#### [Written task]
Skip all pictures, then copy the lines from the start of the data through the line with "entre janv 2021", keeping both ends.

#### [Information supplied]
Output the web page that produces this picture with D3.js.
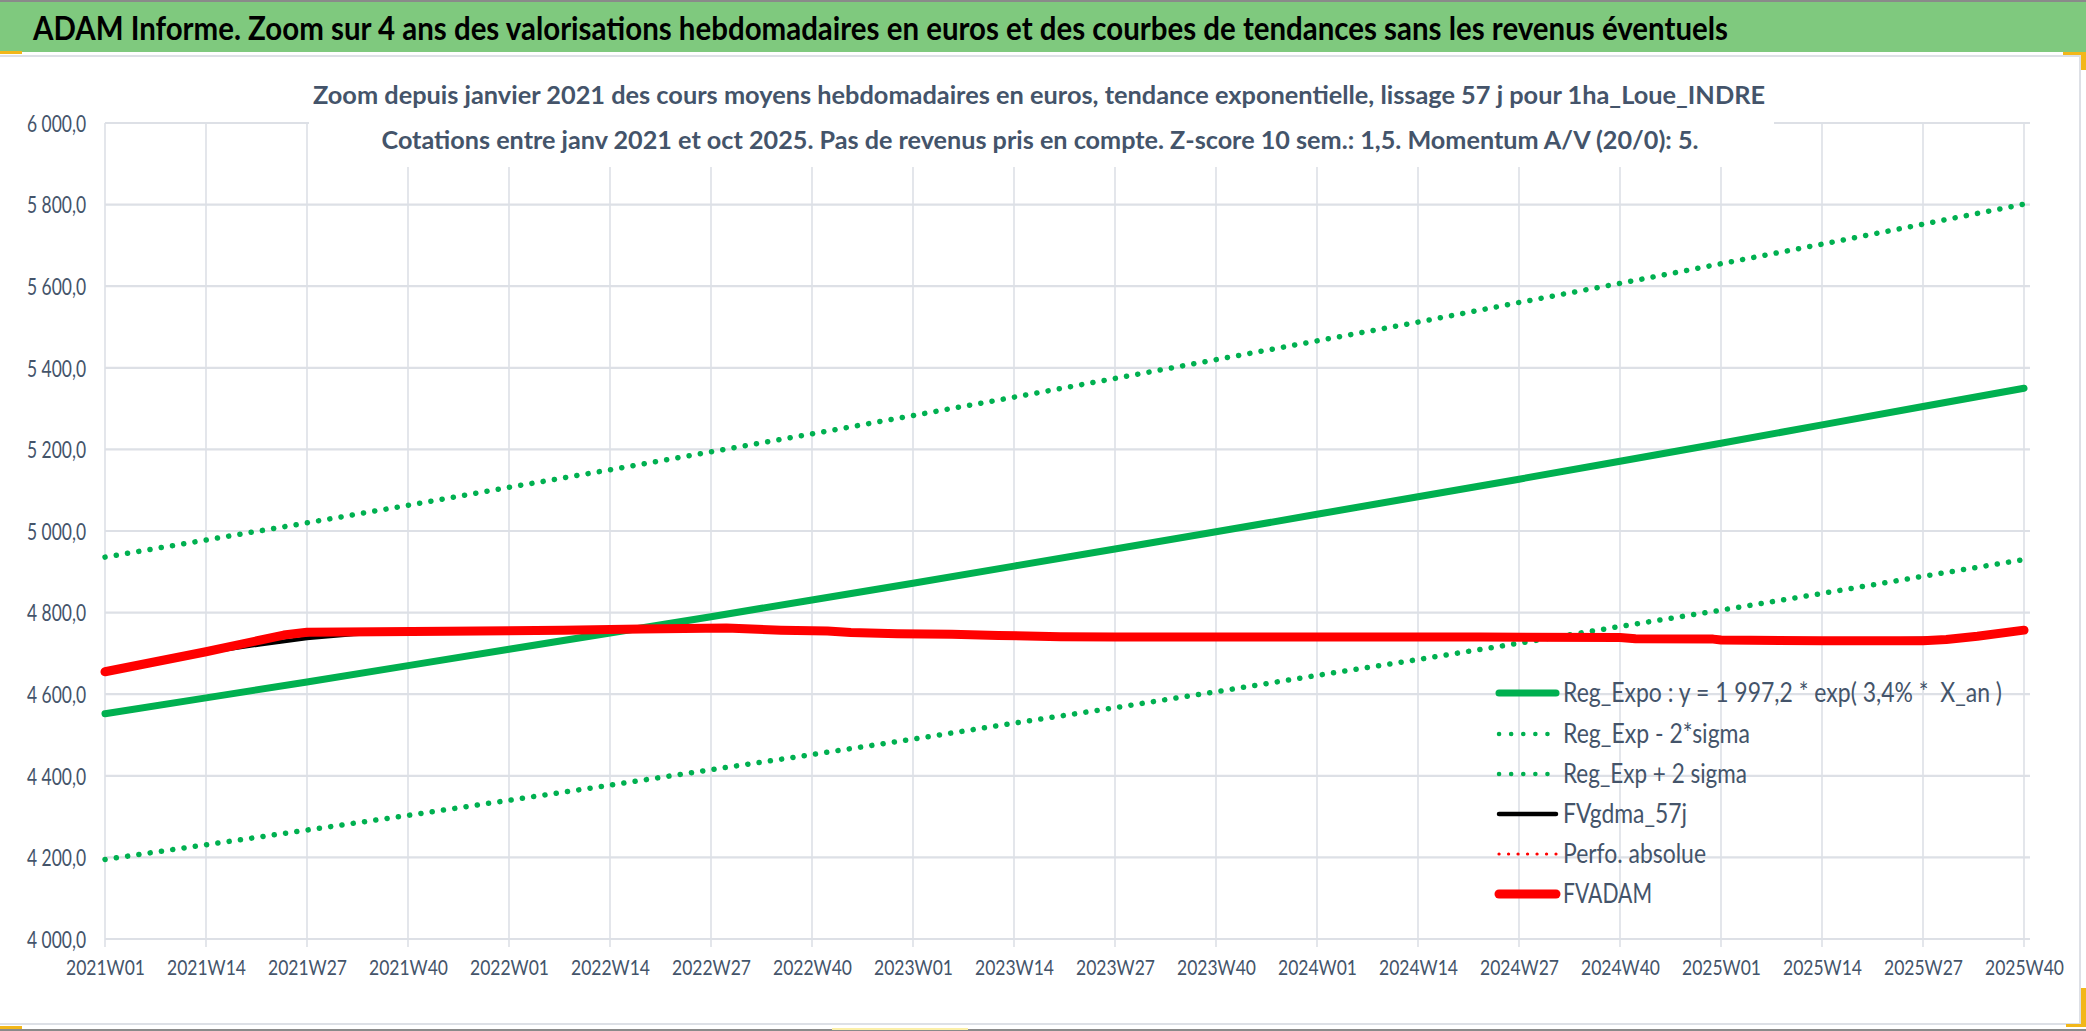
<!DOCTYPE html>
<html><head><meta charset="utf-8">
<script src="https://cdn.jsdelivr.net/npm/d3@7"></script>
<style>
html,body{margin:0;padding:0;background:#fff;}
svg{display:block;}
text{font-family:Lato,"Open Sans",sans-serif;}
</style></head>
<body>
<svg id="chart" width="2086" height="1031"></svg>
<script>
// ---------- DATA ----------
const mainTitle = "ADAM Informe. Zoom sur 4 ans des valorisations hebdomadaires en euros et des courbes de tendances sans les revenus éventuels";
const subTitle1 = "Zoom depuis janvier 2021 des cours moyens hebdomadaires en euros, tendance exponentielle, lissage 57 j pour 1ha_Loue_INDRE";
const subTitle2 = "Cotations entre janv 2021 et oct 2025. Pas de revenus pris en compte. Z-score 10 sem.: 1,5. Momentum A/V (20/0): 5.";

const xTickLabels = ["2021W01","2021W14","2021W27","2021W40","2022W01","2022W14","2022W27","2022W40",
  "2023W01","2023W14","2023W27","2023W40","2024W01","2024W14","2024W27","2024W40",
  "2025W01","2025W14","2025W27","2025W40"];
const yTicks = [4000,4200,4400,4600,4800,5000,5200,5400,5600,5800,6000];

// trend values read at each x tick label
const regExpo = [4552,4591,4630,4670,4710,4750,4790,4831,4872,4914,4956,4998,5041,5084,5127,5171,5215,5260,5305,5350];
const regLow  = [4195,4231,4267,4303,4340,4377,4415,4452,4490,4529,4567,4606,4646,4685,4725,4766,4806,4847,4889,4930];
const regHigh = [4936,4978,5020,5063,5107,5150,5194,5238,5283,5328,5374,5420,5466,5512,5560,5607,5655,5703,5752,5801];

// FVADAM (week, value)
const fvadamWeeks  = ["2021W01","2021W14","2021W24","2021W27","2021W45","2022W08","2022W18","2022W29","2022W36","2022W42","2022W45","2022W51","2023W06","2023W12","2023W20","2023W27","2024W22","2024W40","2024W42","2024W52","2025W01","2025W14","2025W27","2025W30","2025W34","2025W40"];
const fvadamValues = [4655,4704,4745,4752,4754,4757,4760,4762,4757,4755,4751,4748,4747,4744,4741,4740,4740,4739,4736,4735,4733,4731,4731,4734,4742,4757];

// FVgdma_57j (week, value)
const gdmaWeeks  = ["2021W01","2021W14","2021W21","2021W27","2021W33","2021W40","2022W08","2022W18","2022W29","2022W43","2022W51","2023W12","2023W27","2024W40","2024W52","2025W14","2025W24","2025W30","2025W34","2025W40"];
const gdmaValues = [4655,4702,4722,4737,4747,4753,4757,4760,4762,4756,4748,4744,4740,4739,4735,4732,4735,4737,4743,4755];

const legendLabels = ["Reg_Expo : y = 1 997,2 * exp( 3,4% *  X_an )","Reg_Exp - 2*sigma","Reg_Exp + 2 sigma","FVgdma_57j","Perfo. absolue","FVADAM"];

// ---------- LAYOUT / STYLE ----------
const W = 2086, H = 1031;
const plot = {left:105, right:2024, gridRight:2030, top:123, bottom:939};
const textColor = "#44546A";
const gridColor = "#DDE0E6";
const green = "#00B050", red = "#FF0000";
const legendTextWidths = [439,187,184,124,143,89];

const svg = d3.select("#chart");

function weekIndex(lbl){
  const yr = +lbl.slice(0,4), wk = +lbl.slice(5);
  return (yr-2021)*52 + (wk-1);
}
const x = d3.scaleLinear().domain([0, weekIndex("2025W40")]).range([plot.left, plot.right]);
const y = d3.scaleLinear().domain([4000,6000]).range([plot.bottom, plot.top]);

const fr = d3.formatLocale({decimal:",", thousands:"\u00a0", grouping:[3]});
const fmt = fr.format(",.1f");

function fitTo(sel, w){
  sel.attr("textLength", w).attr("lengthAdjust","spacingAndGlyphs");
}

// background
svg.append("rect").attr("x",0).attr("y",0).attr("width",W).attr("height",H).attr("fill","#fff");

// title band
svg.append("rect").attr("x",0).attr("y",0).attr("width",W).attr("height",52).attr("fill","#7FC97E");
svg.append("rect").attr("x",0).attr("y",0).attr("width",W).attr("height",2).attr("fill","#8A8A8A");
svg.append("text").attr("x",33).attr("y",40).attr("font-size",32).attr("font-weight",700).attr("fill","#000")
  .attr("textLength",1695).attr("lengthAdjust","spacingAndGlyphs").text(mainTitle);

// chart panel borders
svg.append("rect").attr("x",0).attr("y",55).attr("width",2080).attr("height",2).attr("fill",gridColor);
svg.append("rect").attr("x",2079).attr("y",55).attr("width",2).attr("height",970).attr("fill",gridColor);
svg.append("rect").attr("x",0).attr("y",1023).attr("width",2081).attr("height",2).attr("fill",gridColor);
svg.append("rect").attr("x",0).attr("y",1029).attr("width",W).attr("height",2).attr("fill","#8A8A8A");
// selection marks
const marks = [[0,51,22,3,"#F2B71A"],[2063,52,23,3,"#F2B71A"],[2081,52,5,18,"#F2B71A"],[2081,988,5,39,"#F2B71A"],[2066,1024,20,3,"#F2B71A"],[0,1026,22,3,"#F2B71A"],[832,1028,136,2,"#FBEFA8"]];
svg.selectAll("rect.mk").data(marks).enter().append("rect").attr("class","mk")
  .attr("x",d=>d[0]).attr("y",d=>d[1]).attr("width",d=>d[2]).attr("height",d=>d[3]).attr("fill",d=>d[4]);

// grid
const g = svg.append("g");
g.selectAll("line.h").data(yTicks).enter().append("line").attr("class","h")
  .attr("x1",plot.left).attr("x2",plot.gridRight).attr("y1",d=>y(d)).attr("y2",d=>y(d))
  .attr("stroke",gridColor).attr("stroke-width",2.2);
g.selectAll("line.v").data(xTickLabels).enter().append("line").attr("class","v")
  .attr("x1",d=>x(weekIndex(d))).attr("x2",d=>x(weekIndex(d))).attr("y1",plot.top).attr("y2",plot.bottom+8)
  .attr("stroke",gridColor).attr("stroke-width",1.6);

// y axis labels via d3 axis
const yAxis = svg.append("g").attr("transform",`translate(${plot.left-19},0)`)
  .call(d3.axisLeft(y).tickValues(yTicks).tickFormat(fmt).tickSize(0).tickPadding(0));
yAxis.select(".domain").remove();
yAxis.selectAll("text").attr("font-size",23).attr("fill",textColor).attr("font-family","Lato").attr("dy","0.36em");
fitTo(yAxis.selectAll("text"), 59);

// x axis labels
const xAxis = svg.append("g").attr("transform",`translate(0,${plot.bottom})`)
  .call(d3.axisBottom(x).tickValues(xTickLabels.map(weekIndex)).tickFormat((d,i)=>xTickLabels[i]).tickSize(0).tickPadding(0));
xAxis.select(".domain").remove();
xAxis.selectAll("text").attr("font-size",21).attr("fill",textColor).attr("font-family","Lato").attr("dy",0).attr("y",36);
fitTo(xAxis.selectAll("text"), 79);

// subtitle box (covers grid)
svg.append("rect").attr("x",309).attr("y",58).attr("width",1465).attr("height",109).attr("fill","#fff");
svg.append("text").attr("x",1039).attr("y",104).attr("text-anchor","middle").attr("font-size",25).attr("font-weight",700)
  .attr("fill",textColor).attr("textLength",1452).attr("lengthAdjust","spacingAndGlyphs").text(subTitle1);
svg.append("text").attr("x",1040).attr("y",149).attr("text-anchor","middle").attr("font-size",25).attr("font-weight",700)
  .attr("fill",textColor).attr("textLength",1317).attr("lengthAdjust","spacingAndGlyphs").text(subTitle2);

// series
const line = d3.line().x(d=>x(d[0])).y(d=>y(d[1]));
const tickIdx = xTickLabels.map(weekIndex);
const zip = (ks, vs) => ks.map((k,i)=>[k, vs[i]]);

const series = [
  {pts: zip(tickIdx, regExpo), color: green, w: 7, dash: null},
  {pts: zip(tickIdx, regLow), color: green, w: 5.5, dash: "0.1 11.3"},
  {pts: zip(tickIdx, regHigh), color: green, w: 5.5, dash: "0.1 11.3"},
  {pts: zip(gdmaWeeks.map(weekIndex), gdmaValues), color: "#000", w: 4, dash: null},
  {pts: zip(fvadamWeeks.map(weekIndex), fvadamValues), color: red, w: 9, dash: null}
];
const sg = svg.append("g");
series.forEach(s=>{
  sg.append("path").attr("d", line(s.pts)).attr("fill","none").attr("stroke",s.color)
    .attr("stroke-width",s.w).attr("stroke-linecap","round").attr("stroke-linejoin","round")
    .attr("stroke-dasharray", s.dash);
});

// legend
const legStyles = [
  {color: green, w: 7, dash: null},
  {color: green, w: 4.5, dash: "0.1 12"},
  {color: green, w: 4.5, dash: "0.1 12"},
  {color: "#000", w: 4.5, dash: null},
  {color: red, w: 3.2, dash: "0.1 9.4"},
  {color: red, w: 9, dash: null}
];
const legRows = [693,734,774,814,854,894];
const lg = svg.append("g");
legendLabels.forEach((lbl,i)=>{
  const st = legStyles[i];
  lg.append("line").attr("x1",1499).attr("x2",1556).attr("y1",legRows[i]).attr("y2",legRows[i])
    .attr("stroke",st.color).attr("stroke-width",st.w).attr("stroke-linecap","round").attr("stroke-dasharray",st.dash);
  lg.append("text").attr("x",1563).attr("y",legRows[i]+9).attr("font-size",26).attr("fill",textColor)
    .style("white-space","pre").attr("textLength",legendTextWidths[i]).attr("lengthAdjust","spacingAndGlyphs").text(lbl);
});
</script>
</body></html>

#### [Exercise output]
Output the web page that produces this picture with D3.js.
<!DOCTYPE html>
<html><head><meta charset="utf-8">
<script src="https://cdn.jsdelivr.net/npm/d3@7"></script>
<style>
html,body{margin:0;padding:0;background:#fff;}
svg{display:block;}
text{font-family:Lato,"Open Sans",sans-serif;}
</style></head>
<body>
<svg id="chart" width="2086" height="1031"></svg>
<script>
// ---------- DATA ----------
const mainTitle = "ADAM Informe. Zoom sur 4 ans des valorisations hebdomadaires en euros et des courbes de tendances sans les revenus éventuels";
const subTitle1 = "Zoom depuis janvier 2021 des cours moyens hebdomadaires en euros, tendance exponentielle, lissage 57 j pour 1ha_Loue_INDRE";
const subTitle2 = "Cotations entre janv 2021 et oct 2025. Pas de revenus pris en compte. Z-score 10 sem.: 1,5. Momentum A/V (20/0): 5.";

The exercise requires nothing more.